The crack closure effect helps explain a wide range of fatigue data. It has become the default interpretation of load ratio^[1] effects. It is used in almost all fatigue life prediction models. However, it is virtually impossible to predict the effects of crack closure experimentally.

ΔK = ΔKmax - ΔKmin

ΔKeffective = ΔKmax – Kopening

ΔKeffective ≤ ΔK

Plasticity-induced closure results from compressible residual stresses developing in the plastic wake. This concept which was advanced and generally accepted in the 1970s assumes that a plastically transformed area is formed at the crack tip which leaves a wake of plastically deformed zone along the crack length. This zone has residual compressive stress induced by the elastic and plastic deformation of the material during unloading. During the next cycle, while loading, the crack tip does not open unless the applied load is enough to overcome the residual compressive stress present in the plastic wake zone. Thus the effective stress at the crack tip is lowered.^[2]

This kind of crack closure is common in pressure vessels and other fluid related areas. In this concept while the crack opens under loads, the crack is filled with fluid from its surroundings that wedges open the crack during unloading. Hence, in cyclic loading the effective stress required for opening the crack is increased.^[3]
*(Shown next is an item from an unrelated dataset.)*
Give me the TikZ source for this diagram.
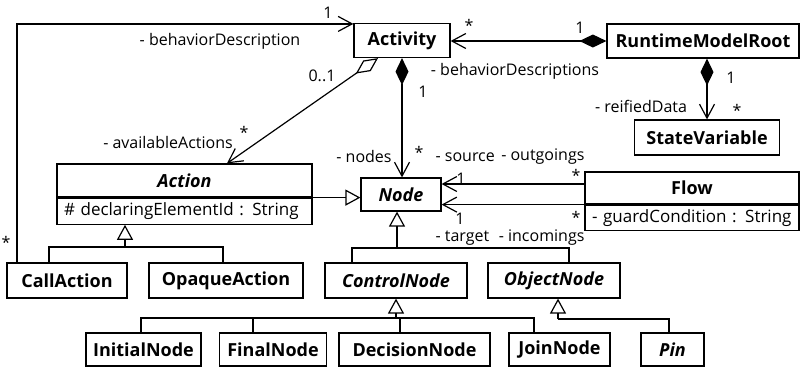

This occurs where rapid corrosion occurs during crack propagation. Here the effect is to wedge a crack open during fatigue loading, due to the presence of corroded particles in the crack. And hence the effective stress required is lowered as in the case of fluid induced crack closure.^[4][5]

This concept explains the crack closure phenomena in mode 2 type of loading. Due to heterogeneity in micro structure, microscopic roughness of fatigue fracture surfaces is present. As a result, mismatch can occur between the upper and lower crack faces during displacement in mode 2 loading. These mismatch wedges open the crack, resulting in crack closure.

Roughness induced crack closure is hence a result of slipping of crack faces leading to faceted crack morphology and is justifiable or valid when the roughness of the surface is of same order as the crack opening displacement. It is influenced by grain size, loading history,material mechanical properties and load ratio. Also, the slip of crack faces occur at low ΔK and R ratios. Ageing of the specimen also influences the crack closure. Comparing under aged and hyper overaged conditions crack closure due to roughness was greater in under aged specimens in which planar slip dominated.

It was also found that crack closure due to surface roughness was influenced by grain size to a greater extend. The extent of crack closure was found to increase with increase in grain size, especially at low load ratios. Specimen type is also a factor influencing crack closure. Roughness induced crack closure is generally used to describe contact of faceted fracture features which are dimensionally small (of the order of grain size). However there are situations where crack closure can occur due to crack branching or deflection.